Так входит в роман декадентство, ранний символизм. Призрачный двойник-антипод Чернышевского, Андрей Белый как бы смещается с образа отца на образ сына и от последнего уже движется к «реальному» Андрею Белому — художнику и теоретику «вредоносной школы» — одному из персонажей литературной энциклопедии «Дара», где наряду с ним эту школу представляют Блок, Зинаида Гиппиус, Георгий Чулков, Бальмонт и другие[596].
Так тема проникновения в запредельное вступает в наиболее органичную для нее среду — культуру декадентства и затем символизма.
«Не сомневаюсь, что даже тогда, в пору той уродливой и вредоносной школы (которой вряд ли бы я прельстился вообще, будь я поэтом чистой воды, не подпадающим никогда соблазну гармонической прозы), я все-таки знал вдохновение. Волнение, которое меня охватывало, быстро окутывало ледяным плащом, сжимало мне суставы и дергало за пальцы, лунатическое блуждание мысли, неизвестно как находившей среди тысячи дверей дверь в шумный по-ночному сад, вздувание и сокращение души, то достигавшей размеров звездного неба, то уменьшавшейся до капельки ртути, какое-то раскрывание каких-то внутренних объятий, классический трепет, бормотание, слезы, — все это было настоящее.
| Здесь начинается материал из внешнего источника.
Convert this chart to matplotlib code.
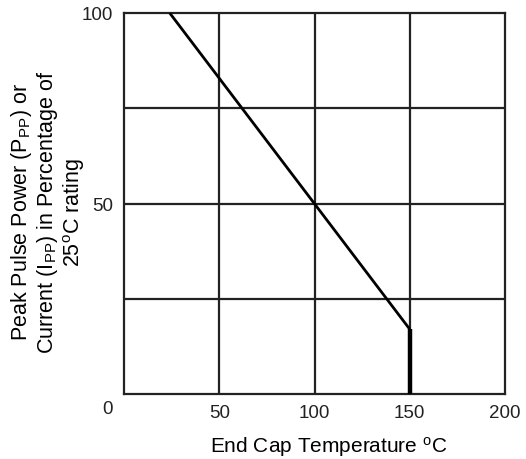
import matplotlib
matplotlib.use("Agg")
import matplotlib.pyplot as plt
import matplotlib.transforms as mtransforms

# Data
temp_c = [24, 150, 150]
pct_rating = [100, 17, 0]
x_ticks = [50, 100, 150, 200]
y_ticks = [0, 50, 100]
grid_x = [50, 100, 150]
grid_y = [25, 50, 75]

plt.rcParams['font.family'] = ['Liberation Sans', 'DejaVu Sans']
plt.rcParams['mathtext.fontset'] = 'custom'
plt.rcParams['mathtext.rm'] = 'Liberation Sans'
plt.rcParams['mathtext.it'] = 'Liberation Sans'

fig = plt.figure(figsize=(5.26, 4.60), dpi=100)
ax = fig.add_axes([124/526, 1-395/460, (505-124)/526, (395-14)/460])
ax.set_xlim(0, 200)
ax.set_ylim(0, 100)

for gx in grid_x:
    ax.axvline(gx, color='#222222', lw=1.6, zorder=1)
for gy in grid_y:
    ax.axhline(gy, color='#222222', lw=1.6, zorder=1)

ax.plot(temp_c[:2], pct_rating[:2], color='black', lw=2.0, zorder=3, solid_capstyle='butt')
ax.plot(temp_c[1:], pct_rating[1:], color='black', lw=3.2, zorder=3, solid_capstyle='butt')

for s in ax.spines.values():
    s.set_color('#222222')
    s.set_linewidth(1.6)

ax.set_xticks(x_ticks)
ax.set_yticks(y_ticks)
ax.set_xticklabels([str(v) for v in x_ticks])
ax.set_yticklabels([str(v) for v in y_ticks])
ax.tick_params(length=0, pad=8)
for lab in ax.get_xticklabels() + ax.get_yticklabels():
    lab.set_fontsize(13.5)
    lab.set_color('#222222')
ylabs = ax.get_yticklabels()
ylabs[0].set_transform(ylabs[0].get_transform() + mtransforms.ScaledTranslation(0, -12/100, fig.dpi_scale_trans))
ax.tick_params(axis='x', pad=7)

ax.set_xlabel(r'End Cap Temperature $^{\mathrm{o}}$C', fontsize=15, va='center')
ax.xaxis.set_label_coords(0.538, -0.136)
ax.set_ylabel('Peak Pulse Power (P$_{\\mathrm{PP}}$) or\n'
              'Current (I$_{\\mathrm{PP}}$) in Percentage of\n'
              '25$^{\\mathrm{o}}$C rating', fontsize=15.5, linespacing=1.05,
              ha='center', va='center')
ax.yaxis.set_label_coords(-0.2, 0.48)

fig.savefig('out.png', dpi=100)
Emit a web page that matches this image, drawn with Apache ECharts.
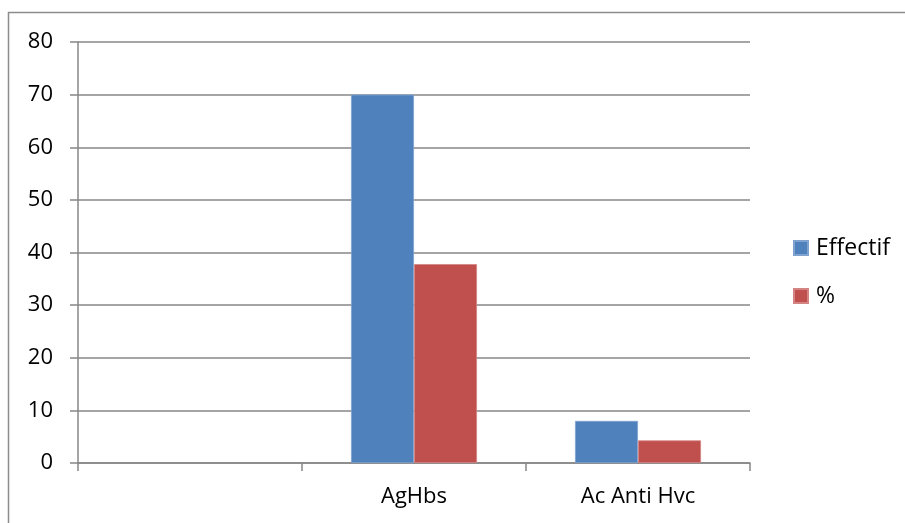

Но в эту минуту, в торопливой, неумелой попытке волнение разрешить, я хватался за первые попавшиеся заезженные слова, за готовое их сцепление, так что, как только я приступал к тому, что мнилось мне творчеством, к тому, что должно было быть выражением, живой связью между моим божественным волнением и моим человеческим миром, все гасло на гибельном словесном сквозняке, а я продолжал вращать эпитеты, налаживать рифму, не замечая разрыва, унижения, измены, — как человек, рассказывающий свой сон (как всякий сон, бесконечно свободный и сложный, но сворачивающийся как кровь, по пробуждении), незаметно для себя и для слушателей округляет, подчищает, одевает его по моде ходячего бытия» (137).